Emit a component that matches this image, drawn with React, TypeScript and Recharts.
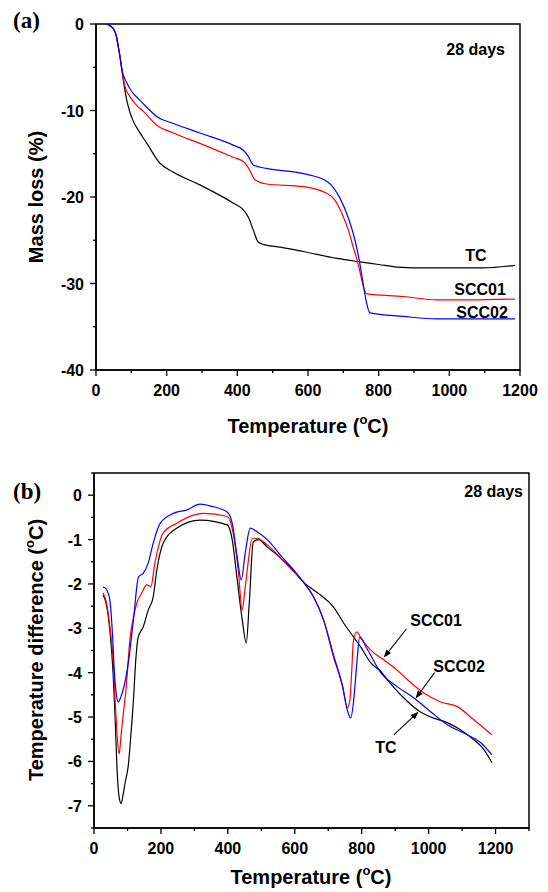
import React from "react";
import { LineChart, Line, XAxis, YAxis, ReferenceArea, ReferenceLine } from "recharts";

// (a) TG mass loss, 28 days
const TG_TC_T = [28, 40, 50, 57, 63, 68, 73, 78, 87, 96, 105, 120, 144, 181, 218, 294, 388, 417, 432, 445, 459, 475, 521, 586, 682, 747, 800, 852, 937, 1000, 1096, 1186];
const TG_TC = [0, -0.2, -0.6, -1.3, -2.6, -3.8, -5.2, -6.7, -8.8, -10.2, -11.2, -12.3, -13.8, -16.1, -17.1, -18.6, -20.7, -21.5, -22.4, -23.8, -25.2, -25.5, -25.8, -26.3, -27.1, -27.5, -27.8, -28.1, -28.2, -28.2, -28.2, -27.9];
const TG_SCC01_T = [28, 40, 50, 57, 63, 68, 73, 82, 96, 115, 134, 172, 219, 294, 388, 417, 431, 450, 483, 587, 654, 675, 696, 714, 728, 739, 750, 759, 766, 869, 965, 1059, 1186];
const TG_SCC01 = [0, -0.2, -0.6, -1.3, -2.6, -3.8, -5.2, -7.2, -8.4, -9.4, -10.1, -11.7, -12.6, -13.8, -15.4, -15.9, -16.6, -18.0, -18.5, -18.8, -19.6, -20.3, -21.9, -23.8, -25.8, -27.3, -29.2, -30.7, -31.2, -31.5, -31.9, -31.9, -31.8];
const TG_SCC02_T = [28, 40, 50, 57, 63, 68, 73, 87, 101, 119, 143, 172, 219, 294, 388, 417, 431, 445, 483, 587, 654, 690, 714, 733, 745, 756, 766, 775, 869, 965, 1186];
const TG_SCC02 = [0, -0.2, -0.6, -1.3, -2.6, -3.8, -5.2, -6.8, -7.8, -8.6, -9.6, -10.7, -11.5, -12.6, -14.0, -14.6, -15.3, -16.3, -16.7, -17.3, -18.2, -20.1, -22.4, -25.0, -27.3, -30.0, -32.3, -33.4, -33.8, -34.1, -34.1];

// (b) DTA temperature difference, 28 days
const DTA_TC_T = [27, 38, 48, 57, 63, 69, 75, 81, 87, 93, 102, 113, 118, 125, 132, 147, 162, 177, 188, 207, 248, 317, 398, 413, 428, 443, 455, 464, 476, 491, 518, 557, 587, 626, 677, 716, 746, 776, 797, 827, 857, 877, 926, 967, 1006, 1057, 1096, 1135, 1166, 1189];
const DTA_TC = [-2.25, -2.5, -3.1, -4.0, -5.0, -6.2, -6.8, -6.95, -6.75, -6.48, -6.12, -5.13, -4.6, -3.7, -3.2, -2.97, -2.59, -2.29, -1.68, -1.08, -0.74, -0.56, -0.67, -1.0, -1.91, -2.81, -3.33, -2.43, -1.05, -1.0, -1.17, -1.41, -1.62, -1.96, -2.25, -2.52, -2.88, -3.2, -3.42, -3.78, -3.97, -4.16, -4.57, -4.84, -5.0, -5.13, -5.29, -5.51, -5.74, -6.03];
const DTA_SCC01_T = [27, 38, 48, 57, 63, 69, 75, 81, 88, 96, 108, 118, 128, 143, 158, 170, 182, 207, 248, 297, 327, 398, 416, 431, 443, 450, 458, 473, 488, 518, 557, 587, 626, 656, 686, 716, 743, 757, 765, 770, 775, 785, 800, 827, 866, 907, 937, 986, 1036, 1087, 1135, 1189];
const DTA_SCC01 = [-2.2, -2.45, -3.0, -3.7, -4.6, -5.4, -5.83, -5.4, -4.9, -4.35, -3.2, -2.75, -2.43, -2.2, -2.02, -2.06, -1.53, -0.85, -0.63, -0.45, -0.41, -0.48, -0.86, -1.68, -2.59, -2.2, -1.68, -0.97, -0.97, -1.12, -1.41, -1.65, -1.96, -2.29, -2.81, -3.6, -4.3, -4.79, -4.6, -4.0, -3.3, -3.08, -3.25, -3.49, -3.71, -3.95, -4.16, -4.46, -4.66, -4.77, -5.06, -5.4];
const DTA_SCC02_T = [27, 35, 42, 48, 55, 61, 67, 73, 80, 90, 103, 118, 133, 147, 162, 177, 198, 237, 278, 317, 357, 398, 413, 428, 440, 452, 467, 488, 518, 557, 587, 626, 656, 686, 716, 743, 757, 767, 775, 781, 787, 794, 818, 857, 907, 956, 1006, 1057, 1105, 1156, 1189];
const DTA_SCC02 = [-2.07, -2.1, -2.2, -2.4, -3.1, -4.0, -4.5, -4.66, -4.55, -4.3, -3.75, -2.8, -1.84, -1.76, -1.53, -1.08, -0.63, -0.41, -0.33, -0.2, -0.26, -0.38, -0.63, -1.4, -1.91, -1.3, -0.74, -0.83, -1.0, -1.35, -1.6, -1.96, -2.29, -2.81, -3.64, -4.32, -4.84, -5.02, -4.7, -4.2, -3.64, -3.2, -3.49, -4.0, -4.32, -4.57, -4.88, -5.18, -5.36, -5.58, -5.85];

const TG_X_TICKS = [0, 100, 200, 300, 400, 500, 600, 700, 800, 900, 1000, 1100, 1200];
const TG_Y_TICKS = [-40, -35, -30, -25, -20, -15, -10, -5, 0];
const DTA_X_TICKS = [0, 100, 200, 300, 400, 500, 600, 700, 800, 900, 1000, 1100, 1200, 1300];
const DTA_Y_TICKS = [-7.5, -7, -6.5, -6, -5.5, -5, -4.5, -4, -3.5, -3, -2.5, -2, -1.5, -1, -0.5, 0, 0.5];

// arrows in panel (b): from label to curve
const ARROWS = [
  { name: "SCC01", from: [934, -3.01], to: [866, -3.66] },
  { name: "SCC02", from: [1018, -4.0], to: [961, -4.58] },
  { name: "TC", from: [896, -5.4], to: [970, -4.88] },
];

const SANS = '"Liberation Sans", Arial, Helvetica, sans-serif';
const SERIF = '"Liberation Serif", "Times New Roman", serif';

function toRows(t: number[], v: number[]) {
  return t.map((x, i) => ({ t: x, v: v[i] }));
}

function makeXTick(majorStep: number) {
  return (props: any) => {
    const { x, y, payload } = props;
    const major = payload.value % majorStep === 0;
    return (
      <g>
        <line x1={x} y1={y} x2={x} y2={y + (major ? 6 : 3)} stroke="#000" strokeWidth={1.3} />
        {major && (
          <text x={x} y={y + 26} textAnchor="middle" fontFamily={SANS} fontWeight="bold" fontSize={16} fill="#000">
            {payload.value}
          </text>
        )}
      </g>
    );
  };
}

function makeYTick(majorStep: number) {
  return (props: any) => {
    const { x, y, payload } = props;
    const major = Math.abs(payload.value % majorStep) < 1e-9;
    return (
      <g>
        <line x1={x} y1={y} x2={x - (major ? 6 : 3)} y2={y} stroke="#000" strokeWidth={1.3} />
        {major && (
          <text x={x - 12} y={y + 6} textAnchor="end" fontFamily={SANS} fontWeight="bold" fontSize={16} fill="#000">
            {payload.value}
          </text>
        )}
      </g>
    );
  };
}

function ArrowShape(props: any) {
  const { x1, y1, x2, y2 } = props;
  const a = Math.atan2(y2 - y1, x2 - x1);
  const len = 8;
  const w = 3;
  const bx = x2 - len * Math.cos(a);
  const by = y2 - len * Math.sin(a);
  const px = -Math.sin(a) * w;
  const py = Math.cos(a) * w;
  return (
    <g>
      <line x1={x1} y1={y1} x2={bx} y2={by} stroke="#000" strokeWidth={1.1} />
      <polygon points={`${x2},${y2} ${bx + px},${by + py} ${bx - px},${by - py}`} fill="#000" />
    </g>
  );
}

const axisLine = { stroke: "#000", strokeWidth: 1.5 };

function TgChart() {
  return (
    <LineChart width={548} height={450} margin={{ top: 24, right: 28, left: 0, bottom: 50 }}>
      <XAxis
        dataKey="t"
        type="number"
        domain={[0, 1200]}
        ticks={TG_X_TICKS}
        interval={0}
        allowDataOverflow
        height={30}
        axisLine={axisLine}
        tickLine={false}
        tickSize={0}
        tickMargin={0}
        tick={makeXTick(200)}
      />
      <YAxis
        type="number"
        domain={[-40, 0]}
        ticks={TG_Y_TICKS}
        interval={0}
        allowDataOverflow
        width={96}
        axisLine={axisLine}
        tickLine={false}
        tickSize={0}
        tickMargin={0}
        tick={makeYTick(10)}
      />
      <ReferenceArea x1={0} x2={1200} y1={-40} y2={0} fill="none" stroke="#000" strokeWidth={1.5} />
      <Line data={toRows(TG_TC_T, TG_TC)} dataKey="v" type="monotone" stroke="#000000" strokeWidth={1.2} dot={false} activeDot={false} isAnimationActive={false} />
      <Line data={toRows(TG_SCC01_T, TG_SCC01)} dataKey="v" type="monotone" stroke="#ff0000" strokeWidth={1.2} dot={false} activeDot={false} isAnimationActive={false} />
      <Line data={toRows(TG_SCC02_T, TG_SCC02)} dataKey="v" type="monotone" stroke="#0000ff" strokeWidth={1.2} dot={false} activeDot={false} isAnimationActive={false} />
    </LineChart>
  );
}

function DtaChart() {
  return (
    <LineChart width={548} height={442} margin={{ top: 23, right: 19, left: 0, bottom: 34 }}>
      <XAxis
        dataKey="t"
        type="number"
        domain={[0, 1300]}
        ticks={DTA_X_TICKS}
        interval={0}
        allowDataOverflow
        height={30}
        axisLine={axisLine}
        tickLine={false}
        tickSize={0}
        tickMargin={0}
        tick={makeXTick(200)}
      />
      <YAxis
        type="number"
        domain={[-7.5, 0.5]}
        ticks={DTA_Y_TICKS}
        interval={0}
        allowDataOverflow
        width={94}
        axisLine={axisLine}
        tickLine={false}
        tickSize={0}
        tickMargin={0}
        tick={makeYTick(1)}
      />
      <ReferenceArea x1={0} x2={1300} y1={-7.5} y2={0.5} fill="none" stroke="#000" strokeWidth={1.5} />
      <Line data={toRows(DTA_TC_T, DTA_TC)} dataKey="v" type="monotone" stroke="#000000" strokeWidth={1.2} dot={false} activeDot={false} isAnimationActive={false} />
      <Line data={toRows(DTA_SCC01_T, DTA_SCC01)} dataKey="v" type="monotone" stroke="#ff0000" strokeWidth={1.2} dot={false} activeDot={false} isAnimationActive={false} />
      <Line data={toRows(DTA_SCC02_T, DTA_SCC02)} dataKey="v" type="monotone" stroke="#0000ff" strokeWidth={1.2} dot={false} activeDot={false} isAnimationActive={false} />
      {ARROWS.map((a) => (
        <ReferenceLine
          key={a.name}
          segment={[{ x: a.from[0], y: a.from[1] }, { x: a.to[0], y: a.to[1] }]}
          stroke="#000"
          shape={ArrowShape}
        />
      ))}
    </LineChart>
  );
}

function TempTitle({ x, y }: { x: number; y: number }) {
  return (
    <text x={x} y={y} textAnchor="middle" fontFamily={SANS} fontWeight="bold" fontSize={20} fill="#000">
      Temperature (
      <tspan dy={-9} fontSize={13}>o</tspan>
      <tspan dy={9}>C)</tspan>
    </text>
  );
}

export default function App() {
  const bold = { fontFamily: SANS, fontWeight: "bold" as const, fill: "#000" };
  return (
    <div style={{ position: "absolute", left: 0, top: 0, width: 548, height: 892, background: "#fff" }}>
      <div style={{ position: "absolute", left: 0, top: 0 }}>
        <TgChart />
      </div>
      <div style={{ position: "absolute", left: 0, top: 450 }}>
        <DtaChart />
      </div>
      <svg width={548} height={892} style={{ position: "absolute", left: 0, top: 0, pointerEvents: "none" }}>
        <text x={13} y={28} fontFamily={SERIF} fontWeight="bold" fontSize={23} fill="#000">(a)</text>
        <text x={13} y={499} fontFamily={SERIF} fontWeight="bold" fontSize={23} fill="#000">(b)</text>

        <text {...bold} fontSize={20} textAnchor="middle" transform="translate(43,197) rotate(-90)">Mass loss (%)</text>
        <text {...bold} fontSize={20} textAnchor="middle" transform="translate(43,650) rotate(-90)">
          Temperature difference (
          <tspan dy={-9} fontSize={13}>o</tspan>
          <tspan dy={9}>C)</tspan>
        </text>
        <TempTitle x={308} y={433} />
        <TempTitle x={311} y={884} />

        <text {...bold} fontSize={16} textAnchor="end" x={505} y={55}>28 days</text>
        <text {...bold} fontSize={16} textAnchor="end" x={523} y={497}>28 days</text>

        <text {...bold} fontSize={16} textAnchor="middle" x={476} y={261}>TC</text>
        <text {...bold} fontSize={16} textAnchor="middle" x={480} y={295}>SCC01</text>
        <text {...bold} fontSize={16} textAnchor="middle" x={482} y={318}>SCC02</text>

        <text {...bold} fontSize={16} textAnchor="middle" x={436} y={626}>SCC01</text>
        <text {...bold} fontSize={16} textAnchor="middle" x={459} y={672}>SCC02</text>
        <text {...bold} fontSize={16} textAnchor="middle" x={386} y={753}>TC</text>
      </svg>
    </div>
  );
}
- - - - -
Work to be completed
Exactly as written, please give again the lines from the beginning of the listing through the line containing "YAxis, ReferenceArea, ReferenceLine", inclusive, without any pictures.

Solution to this exercise
Emit a component that matches this image, drawn with React, TypeScript and Recharts.
import React from "react";
import { LineChart, Line, XAxis, YAxis, ReferenceArea, ReferenceLine } from "recharts";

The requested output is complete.